====== SUPPLIED INFORMATION ======
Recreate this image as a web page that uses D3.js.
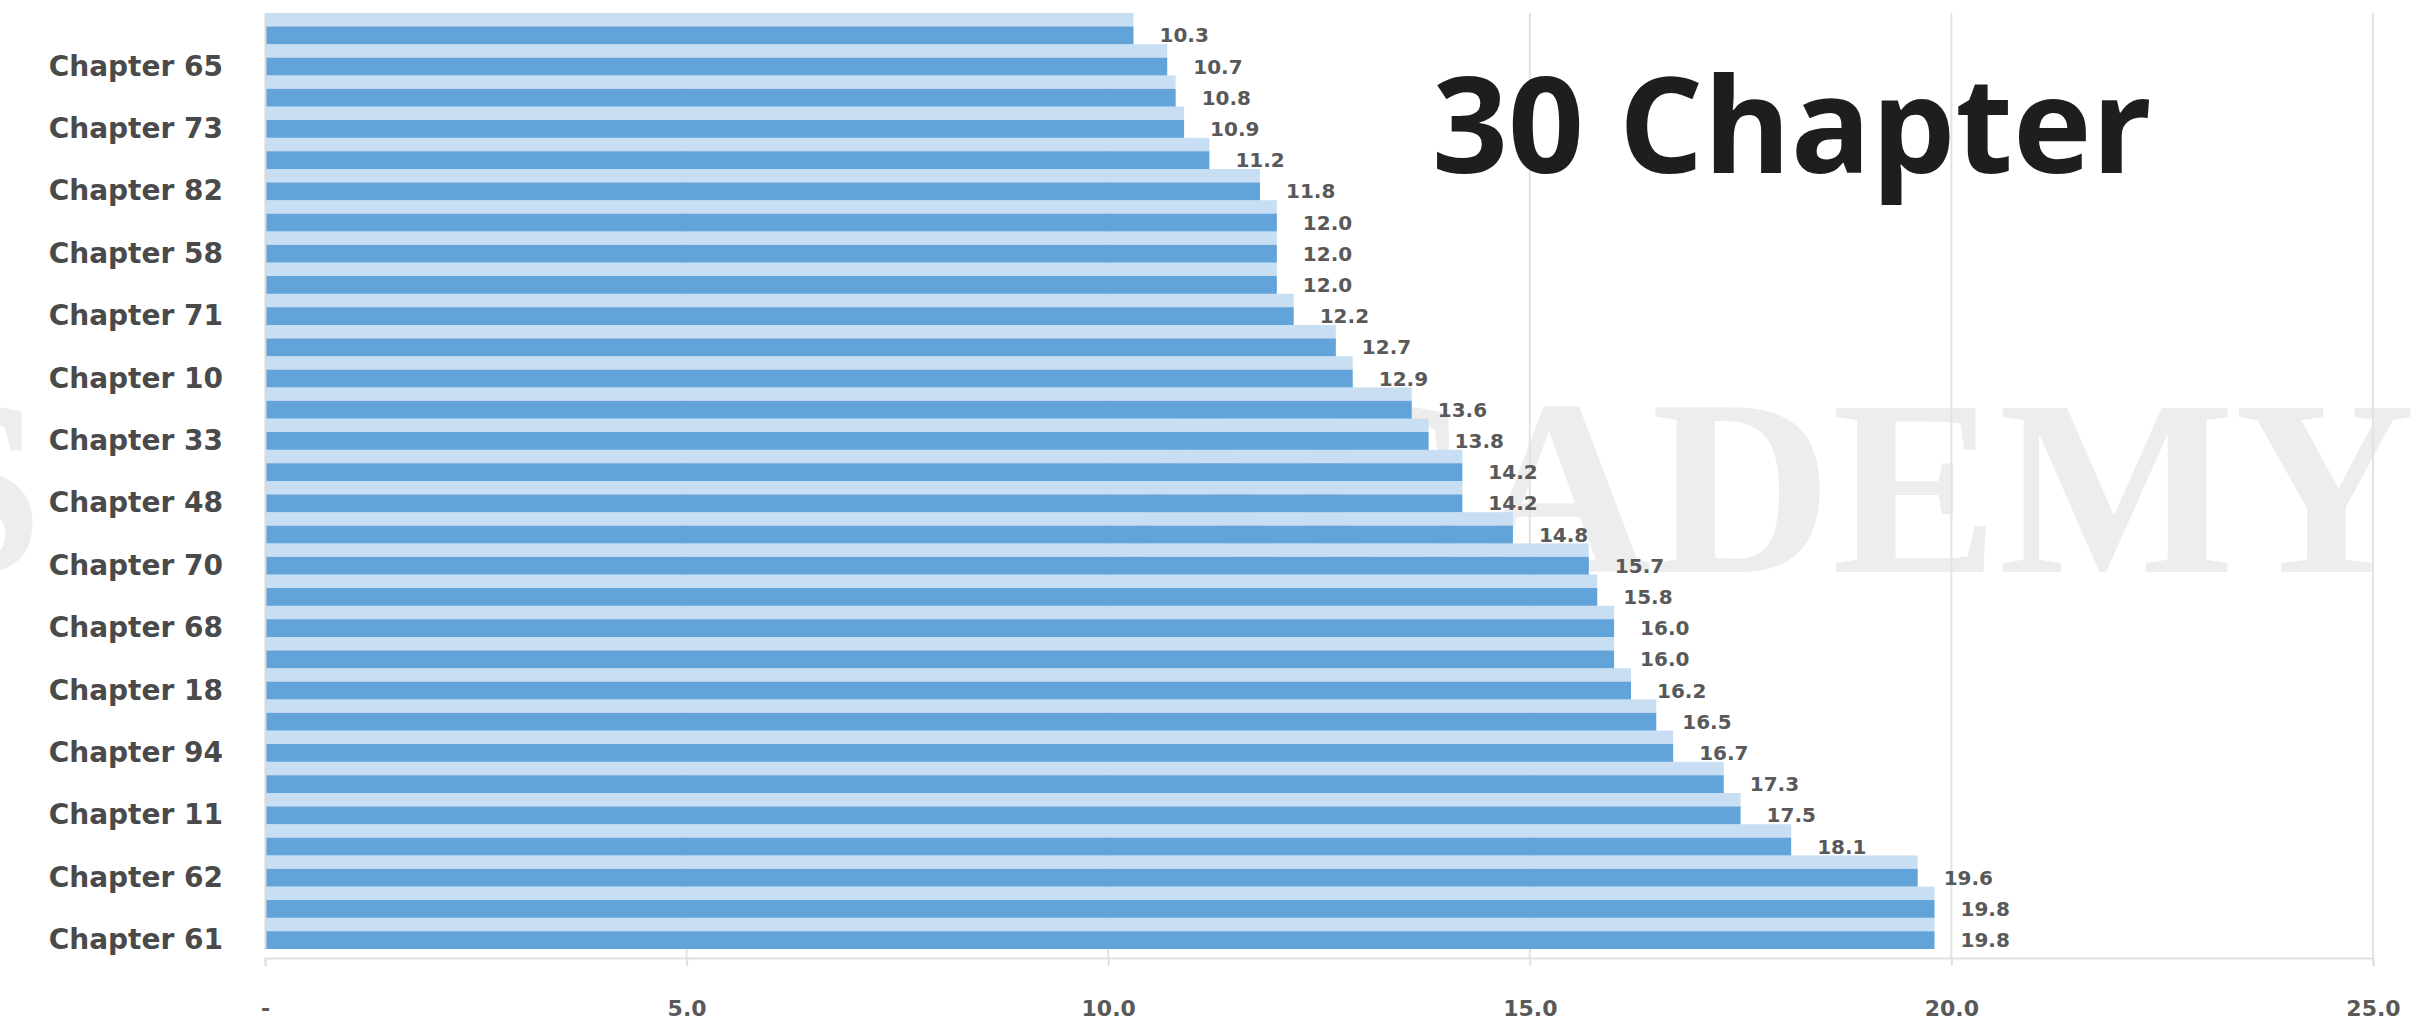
<!DOCTYPE html>
<html>
<head>
<meta charset="utf-8">
<script src="https://cdn.jsdelivr.net/npm/d3@7"></script>
<style>
  html, body { margin: 0; padding: 0; background: #ffffff; }
  svg { display: block; }
</style>
</head>
<body>
<svg id="chart" width="2419" height="1025"></svg>
<script>
// ---- data (top to bottom as drawn) ----
const categories = [
  "Chapter 86", "Chapter 65", "Chapter 90", "Chapter 73", "Chapter 77",
  "Chapter 82", "Chapter 45", "Chapter 58", "Chapter 29", "Chapter 71",
  "Chapter 52", "Chapter 10", "Chapter 37", "Chapter 33", "Chapter 24",
  "Chapter 48", "Chapter 80", "Chapter 70", "Chapter 41", "Chapter 68",
  "Chapter 56", "Chapter 18", "Chapter 15", "Chapter 94", "Chapter 66",
  "Chapter 11", "Chapter 89", "Chapter 62", "Chapter 50", "Chapter 61"
];
const values = [
  10.3, 10.7, 10.8, 10.9, 11.2,
  11.8, 12.0, 12.0, 12.0, 12.2,
  12.7, 12.9, 13.6, 13.8, 14.2,
  14.2, 14.8, 15.7, 15.8, 16.0,
  16.0, 16.2, 16.5, 16.7, 17.3,
  17.5, 18.1, 19.6, 19.8, 19.8
];
// every other category label is shown (Excel skips alternate labels)
const shownLabels = categories.filter((c, i) => i % 2 === 1);
const xTickValues = [0, 5, 10, 15, 20, 25];
const xTickLabels = ["-", "5.0", "10.0", "15.0", "20.0", "25.0"];
const titleText = "30 Chapter";

const data = categories.map((c, i) => ({ cat: c, v: values[i] }));

const svg = d3.select("#chart");

const x = d3.scaleLinear().domain([0, 25]).range([265, 2373]);
const y = d3.scaleBand().domain(categories).range([13, 949]).padding(0);

const plotTop = 13, plotBottom = 958;

// watermark (behind everything)
const wm = svg.append("g").attr("class", "watermark")
  .attr("font-family", "'Liberation Serif', 'DejaVu Serif', serif")
  .attr("font-weight", "bold")
  .attr("font-size", 250)
  .attr("fill", "#ededed");
wm.append("text").attr("x", -96).attr("y", 572).text("S");
wm.append("text").attr("x", 2415).attr("y", 572).attr("text-anchor", "end").text("ACADEMY");

// vertical gridlines
svg.append("g").attr("class", "grid")
  .selectAll("line")
  .data(xTickValues.slice(1))
  .join("line")
  .attr("x1", d => x(d)).attr("x2", d => x(d))
  .attr("y1", plotTop).attr("y2", plotBottom)
  .attr("stroke", "#e3e3e3").attr("stroke-width", 2);

// bars: light upper part + dark lower part
const bh = y.bandwidth();
const lightFrac = 0.43;
const bars = svg.append("g").attr("class", "bars");
bars.selectAll("rect.light")
  .data(data)
  .join("rect")
  .attr("class", "light")
  .attr("x", x(0))
  .attr("y", d => y(d.cat))
  .attr("width", d => x(d.v) - x(0))
  .attr("height", bh * lightFrac)
  .attr("fill", "#c8dff3");
bars.selectAll("rect.dark")
  .data(data)
  .join("rect")
  .attr("class", "dark")
  .attr("x", x(0))
  .attr("y", d => y(d.cat) + bh * lightFrac)
  .attr("width", d => x(d.v) - x(0))
  .attr("height", bh * (1 - lightFrac))
  .attr("fill", "#62a4da");

// data labels
svg.append("g").attr("class", "labels")
  .selectAll("text")
  .data(data)
  .join("text")
  .attr("x", d => x(d.v) + 26)
  .attr("y", d => y(d.cat) + bh * lightFrac + bh * (1 - lightFrac) / 2)
  .attr("dy", "0.35em")
  .attr("font-family", "'DejaVu Sans', sans-serif")
  .attr("font-weight", "bold")
  .attr("font-size", 20)
  .attr("fill", "#595959")
  .text(d => d.v.toFixed(1));

// x axis
const xAxis = d3.axisBottom(x)
  .tickValues(xTickValues)
  .tickFormat((d, i) => xTickLabels[i])
  .tickSize(8)
  .tickPadding(34);
const gx = svg.append("g")
  .attr("transform", `translate(0,${plotBottom})`)
  .call(xAxis);
gx.select(".domain").attr("stroke", "#e0e0e0").attr("stroke-width", 2);
gx.selectAll(".tick line").attr("stroke", "#e0e0e0").attr("stroke-width", 2);
gx.selectAll(".tick text")
  .attr("font-family", "'DejaVu Sans', sans-serif")
  .attr("font-weight", "bold")
  .attr("font-size", 22)
  .attr("fill", "#595959");

// y axis (left)
const yAxis = d3.axisLeft(y)
  .tickValues(shownLabels)
  .tickSize(0)
  .tickPadding(42);
const gy = svg.append("g")
  .attr("transform", `translate(${x(0)},0)`)
  .call(yAxis);
gy.select(".domain").attr("stroke", "#d9d9d9").attr("stroke-width", 2);
gy.selectAll(".tick text")
  .attr("y", bh * 0.22)
  .attr("font-family", "'DejaVu Sans', sans-serif")
  .attr("font-weight", "bold")
  .attr("font-size", 28)
  .attr("fill", "#4a4a4a");

// title inside plot
svg.append("text")
  .attr("x", 1432)
  .attr("y", 173)
  .attr("font-family", "'Open Sans', sans-serif")
  .attr("font-weight", 700)
  .attr("font-size", 133)
  .attr("fill", "#1e1e1e")
  .text(titleText);
</script>
</body>
</html>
======
▶ **WRITTEN INSTRUCTION**: Leave out any pictures, please, and quote only the lines from the top of the data through the line that contains "const plotTop = 13, plotBottom = 958;".

▶ **TASK RESULT**:
Recreate this image as a web page that uses D3.js.
<!DOCTYPE html>
<html>
<head>
<meta charset="utf-8">
<script src="https://cdn.jsdelivr.net/npm/d3@7"></script>
<style>
  html, body { margin: 0; padding: 0; background: #ffffff; }
  svg { display: block; }
</style>
</head>
<body>
<svg id="chart" width="2419" height="1025"></svg>
<script>
// ---- data (top to bottom as drawn) ----
const categories = [
  "Chapter 86", "Chapter 65", "Chapter 90", "Chapter 73", "Chapter 77",
  "Chapter 82", "Chapter 45", "Chapter 58", "Chapter 29", "Chapter 71",
  "Chapter 52", "Chapter 10", "Chapter 37", "Chapter 33", "Chapter 24",
  "Chapter 48", "Chapter 80", "Chapter 70", "Chapter 41", "Chapter 68",
  "Chapter 56", "Chapter 18", "Chapter 15", "Chapter 94", "Chapter 66",
  "Chapter 11", "Chapter 89", "Chapter 62", "Chapter 50", "Chapter 61"
];
const values = [
  10.3, 10.7, 10.8, 10.9, 11.2,
  11.8, 12.0, 12.0, 12.0, 12.2,
  12.7, 12.9, 13.6, 13.8, 14.2,
  14.2, 14.8, 15.7, 15.8, 16.0,
  16.0, 16.2, 16.5, 16.7, 17.3,
  17.5, 18.1, 19.6, 19.8, 19.8
];
// every other category label is shown (Excel skips alternate labels)
const shownLabels = categories.filter((c, i) => i % 2 === 1);
const xTickValues = [0, 5, 10, 15, 20, 25];
const xTickLabels = ["-", "5.0", "10.0", "15.0", "20.0", "25.0"];
const titleText = "30 Chapter";

const data = categories.map((c, i) => ({ cat: c, v: values[i] }));

const svg = d3.select("#chart");

const x = d3.scaleLinear().domain([0, 25]).range([265, 2373]);
const y = d3.scaleBand().domain(categories).range([13, 949]).padding(0);

const plotTop = 13, plotBottom = 958;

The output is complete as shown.